I will miss the iWeb/
MobileMe/iDisk integration as well, but won't miss spending $100 a year for it.
I think (my opinion) that this is Apple's "gentle" way of encouraging -- without specifically endorsing -- alternative options that are actually more powerful and in some ways easier to accomplish the kind of things people want to do with websites nowadays. I think Apple support got tired of questions like "how do I set up a storefront on my iWeb site" and "how can I edit an iWeb site on a different Mac or a PC?" etc.
The truth of the matter is that iWeb really needed a complete overhaul, not least of which in order to make its generated code cleaner and more editable outside iWeb. Apple has chosen not to devote the resources to do this, in part because programs like Rapidweaver (et al) do it a lot better.
As for uploading, WebDAV and built-in FTP in some web-building programs make the process pretty much just as easy as MM publishing.
Finally, iDisk isn't really going away -- it's shrunk down to 5GB in "available" space, but has actually grown in size since photo-streams and certain other things don't count against that space.

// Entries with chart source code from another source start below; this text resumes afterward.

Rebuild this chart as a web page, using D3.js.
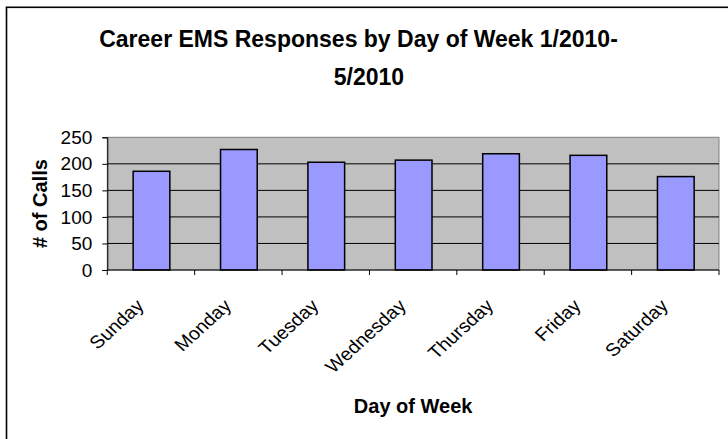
<!DOCTYPE html>
<html>
<head>
<meta charset="utf-8">
<script src="https://cdn.jsdelivr.net/npm/d3@7"></script>
<style>
  html, body { margin: 0; padding: 0; background: #fff; }
  svg { display: block; }
  text { font-family: Arial, "Liberation Sans", sans-serif; fill: #000; }
</style>
</head>
<body>
<script>
const categories = ["Sunday", "Monday", "Tuesday", "Wednesday", "Thursday", "Friday", "Saturday"];
const calls = [186, 227, 203, 207, 219, 216, 176];
const yTicks = [0, 50, 100, 150, 200, 250];
const titleLines = ["Career EMS Responses by Day of Week 1/2010-", "5/2010"];
const yTitle = "# of Calls";
const xTitle = "Day of Week";

const W = 728, H = 439;
const svg = d3.select("body").append("svg").attr("width", W).attr("height", H);

// outer chart border (only top/left visible in frame)
svg.append("rect").attr("x", 6.5).attr("y", 7.3).attr("width", 900).attr("height", 900)
  .attr("fill", "#fff").attr("stroke", "#000").attr("stroke-width", 1.6);

const plot = { left: 107.3, right: 719, top: 137.3, bottom: 270 };

const x = d3.scaleBand().domain(categories).range([plot.left, plot.right]).padding(0);
const y = d3.scaleLinear().domain([0, 250]).range([plot.bottom, plot.top]);

// plot background
svg.append("rect").attr("x", plot.left).attr("y", plot.top)
  .attr("width", plot.right - plot.left).attr("height", plot.bottom - plot.top)
  .attr("fill", "#C0C0C0").attr("stroke", "#808080").attr("stroke-width", 1);

// gridlines
svg.append("g").selectAll("line").data(yTicks.filter(d => d > 0 && d < 250)).join("line")
  .attr("x1", plot.left).attr("x2", plot.right)
  .attr("y1", d => y(d)).attr("y2", d => y(d))
  .attr("stroke", "#000").attr("stroke-width", 1);

// bars
const barFrac = 0.42;
svg.append("g").selectAll("rect").data(categories).join("rect")
  .attr("x", d => x(d) + x.bandwidth() * (1 - barFrac) / 2 + 0.5)
  .attr("width", x.bandwidth() * barFrac)
  .attr("y", (d, i) => y(calls[i]))
  .attr("height", (d, i) => y(0) - y(calls[i]))
  .attr("fill", "#9999FF").attr("stroke", "#000").attr("stroke-width", 1.5);

// y axis
const yAxis = d3.axisLeft(y).tickValues(yTicks).tickSize(5).tickPadding(10).tickFormat(d3.format("d"));
const gy = svg.append("g").attr("transform", `translate(${plot.left},0)`).call(yAxis);
gy.select(".domain").attr("stroke", "#000").attr("stroke-width", 1);
gy.selectAll(".tick line").attr("stroke", "#000");
gy.selectAll(".tick text").attr("font-size", 19).attr("font-family", "Arial, 'Liberation Sans', sans-serif").attr("fill", "#000");

// x axis line + ticks at band boundaries
const xb = svg.append("g");
xb.append("line").attr("x1", plot.left).attr("x2", plot.right)
  .attr("y1", plot.bottom).attr("y2", plot.bottom).attr("stroke", "#000").attr("stroke-width", 1.2);
const bounds = categories.map(d => x(d)).concat([x(categories[categories.length - 1]) + x.bandwidth()]);
xb.selectAll("line.t").data(bounds).join("line").attr("class", "t")
  .attr("x1", d => d).attr("x2", d => d)
  .attr("y1", plot.bottom).attr("y2", plot.bottom + 5).attr("stroke", "#000");

// x labels rotated (slightly stretched horizontally like the reference)
svg.append("g").selectAll("text").data(categories).join("text")
  .attr("transform", d => `translate(${x(d) + x.bandwidth() / 2 - 6},307) scale(1.1,1) rotate(-45)`)
  .attr("text-anchor", "end")
  .attr("font-size", 18)
  .text(d => d);

// title
const title = svg.append("text").attr("font-size", 23).attr("font-weight", "bold").attr("text-anchor", "middle");
title.append("tspan").attr("x", 358.5).attr("y", 47).text(titleLines[0]);
title.append("tspan").attr("x", 369).attr("y", 85).text(titleLines[1]);

// axis titles
svg.append("text").attr("font-size", 20).attr("font-weight", "bold").attr("text-anchor", "middle")
  .attr("transform", `translate(46.5,${(plot.top + plot.bottom) / 2}) rotate(-90)`).text(yTitle);
svg.append("text").attr("font-size", 20).attr("font-weight", "bold").attr("text-anchor", "middle")
  .attr("x", (plot.left + plot.right) / 2).attr("y", 413).text(xTitle);
</script>
</body>
</html>
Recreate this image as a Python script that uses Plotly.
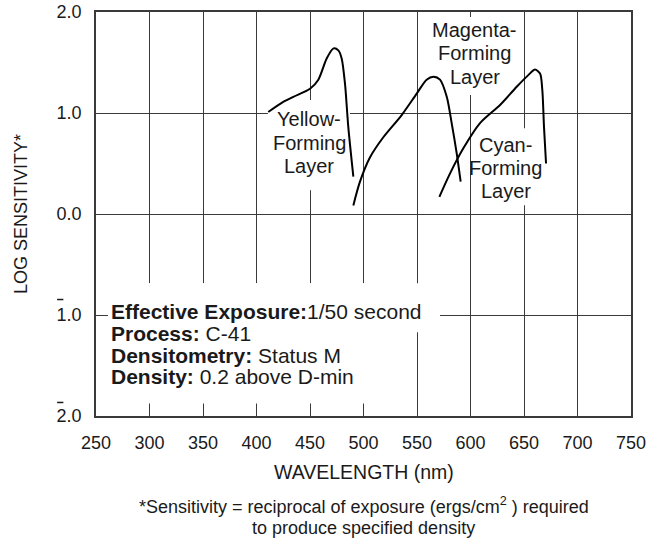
import plotly.graph_objects as go

# ---- data ----
yellow_x = [411, 425, 434.4, 450, 457.8, 465.6, 472, 476.5, 479.6, 482.7, 485.8, 490.5]
yellow_y = [1.01, 1.11, 1.16, 1.24, 1.33, 1.54, 1.64, 1.62, 1.54, 1.29, 0.86, 0.37]

magenta_x = [490.5, 496.7, 506, 518.5, 535.7, 549.6, 559, 565.3, 571.5, 577.8, 582.4, 587.1, 590.8]
magenta_y = [0.085, 0.32, 0.56, 0.76, 0.98, 1.19, 1.33, 1.36, 1.33, 1.16, 0.90, 0.60, 0.32]

cyan_x = [570.9, 580.8, 593.3, 608.9, 627.6, 643.2, 654, 660.3, 665, 667.1, 668.7, 670.6]
cyan_y = [0.17, 0.40, 0.65, 0.90, 1.08, 1.26, 1.375, 1.43, 1.39, 1.23, 0.86, 0.50]

x_ticks = list(range(250, 751, 50))
y_tickvals = [2, 1, 0, -1, -2]
y_ticktext = ["2.0", "1.0", "0.0", "1.0", "2.0"]

FONT = "Liberation Sans, Arial, Helvetica, sans-serif"
TXT = "#1a1a1a"
GRID = "#3a3a3a"

fig = go.Figure()
for xs, ys in [(yellow_x, yellow_y), (magenta_x, magenta_y), (cyan_x, cyan_y)]:
    fig.add_trace(go.Scatter(x=xs, y=ys, mode="lines",
                             line=dict(color="black", width=2, shape="spline", smoothing=0.8),
                             showlegend=False, hoverinfo="skip"))

# white patches that interrupt the grid behind labels / text block
patches = [
    (261.2, 571.5, -0.686, -1.171),   # first line of info block
    (261.2, 504.2, -0.686, -1.875),   # rest of info block
    (410.7, 487.4, 1.128, 0.236),     # yellow label
    (562.2, 644.4, 1.95, 1.177),      # magenta label
    (604.0, 670.0, 0.85, 0.087),      # cyan label
]
shapes = []
for x0, x1, y0, y1 in patches:
    shapes.append(dict(type="rect", xref="x", yref="y", x0=x0, x1=x1, y0=y0, y1=y1,
                       fillcolor="white", line=dict(width=0), layer="between"))

# overbars on the negative characteristic tick labels
for yp in [0.2883, 0.0335]:
    shapes.append(dict(type="line", xref="paper", yref="paper",
                       x0=-0.0727, x1=-0.0610, y0=yp, y1=yp,
                       line=dict(color=TXT, width=1.5)))

annotations = []
def label(lines, xc, y_first, step, size=20):
    for i, t in enumerate(lines):
        annotations.append(dict(text=t, x=xc, y=y_first - i * step, xref="x", yref="y",
                                showarrow=False, xanchor="center", yanchor="middle",
                                font=dict(family=FONT, size=size, color=TXT)))

label(["Yellow-", "Forming", "Layer"], 449.5, 0.94, 0.233)
label(["Magenta-", "Forming", "Layer"], 604.0, 1.822, 0.231)
label(["Cyan-", "Forming", "Layer"], 633.0, 0.682, 0.225)

info = [("Effective Exposure:", "1/50 second"),
        ("Process:", "C-41"),
        ("Densitometry:", "Status M"),
        ("Density:", "0.2 above D-min")]
for i, (b, r) in enumerate(info):
    annotations.append(dict(text=f"<b>{b}</b>{'' if i == 0 else ' '}{r}", x=262.0, y=-0.968 - i * 0.2145,
                            xref="x", yref="y", showarrow=False, xanchor="left", yanchor="middle",
                            font=dict(family=FONT, size=21, color=TXT)))

annotations.append(dict(text="WAVELENGTH (nm)", x=0.5, y=-0.1387, xref="paper", yref="paper",
                        showarrow=False, xanchor="center", yanchor="middle",
                        font=dict(family=FONT, size=19.5, color=TXT)))
annotations.append(dict(text="*Sensitivity = reciprocal of exposure (ergs/cm<sup>2</sup> ) required",
                        x=0.5, y=-0.2221, xref="paper", yref="paper", showarrow=False,
                        xanchor="center", yanchor="middle", font=dict(family=FONT, size=18, color=TXT)))
annotations.append(dict(text="to produce specified density",
                        x=0.5, y=-0.2766, xref="paper", yref="paper", showarrow=False,
                        xanchor="center", yanchor="middle", font=dict(family=FONT, size=18, color=TXT)))
annotations.append(dict(text="LOG SENSITIVITY*", x=-0.14, y=0.5, xref="paper", yref="paper",
                        showarrow=False, textangle=-90, xanchor="center", yanchor="middle",
                        font=dict(family=FONT, size=18, color=TXT)))

fig.update_layout(
    width=666, height=544,
    margin=dict(l=96, r=35, t=12, b=128, autoexpand=False),
    paper_bgcolor="white", plot_bgcolor="white",
    shapes=shapes, annotations=annotations,
    font=dict(family=FONT, color=TXT),
)
fig.update_xaxes(range=[250, 750], tickvals=x_ticks, showgrid=True, gridcolor=GRID, gridwidth=1.4,
                 showline=True, linecolor=GRID, linewidth=1.6, mirror=True, ticks="",
                 tickfont=dict(family=FONT, size=18, color=TXT), ticklabelstandoff=10,
                 zeroline=False, fixedrange=True, automargin=False)
fig.update_yaxes(range=[-2, 2], tickvals=y_tickvals, ticktext=y_ticktext, showgrid=True,
                 gridcolor=GRID, gridwidth=1.4, showline=True, linecolor=GRID, linewidth=1.6,
                 mirror=True, ticks="", tickfont=dict(family=FONT, size=18, color=TXT),
                 ticklabelstandoff=9, zeroline=False, fixedrange=True, automargin=False)

fig.write_html("out.html", config={"displayModeBar": False},
               post_script="document.body.style.margin='0';document.body.style.overflow='hidden';")
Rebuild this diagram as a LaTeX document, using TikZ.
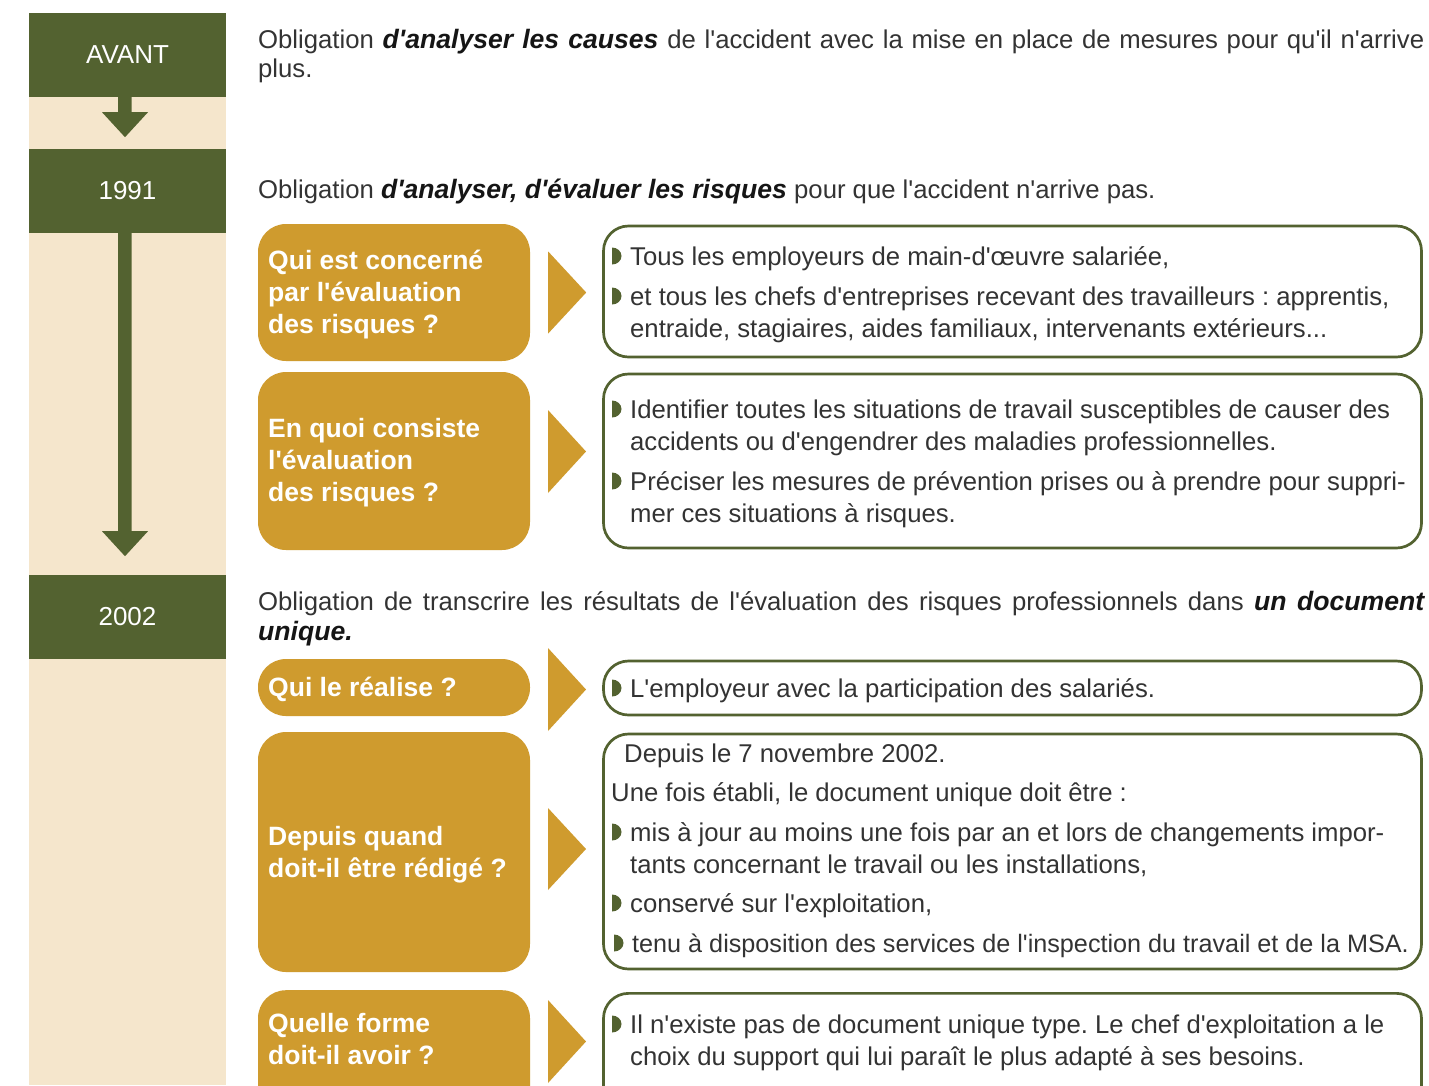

For those who use the iDisk primarily to host photo and video galleries, Flickr Pro ($25/year) is actually a fantastic deal (while not quite as stylish, I'll admit).
For people like me who hosted podcasts on our iWeb-generated, MM-hosted websites, it's a little bit more of a change -- but frankly I'd been itching to move to Wordpress anyway, and so really the only thing I have to do that I wasn't going to do anyway is find new hosting for the podcast files and adjust the RSS feed. A little bit of a PITA, yes, but not really that big a deal if one accepts the concept that things change every few years no matter what you do.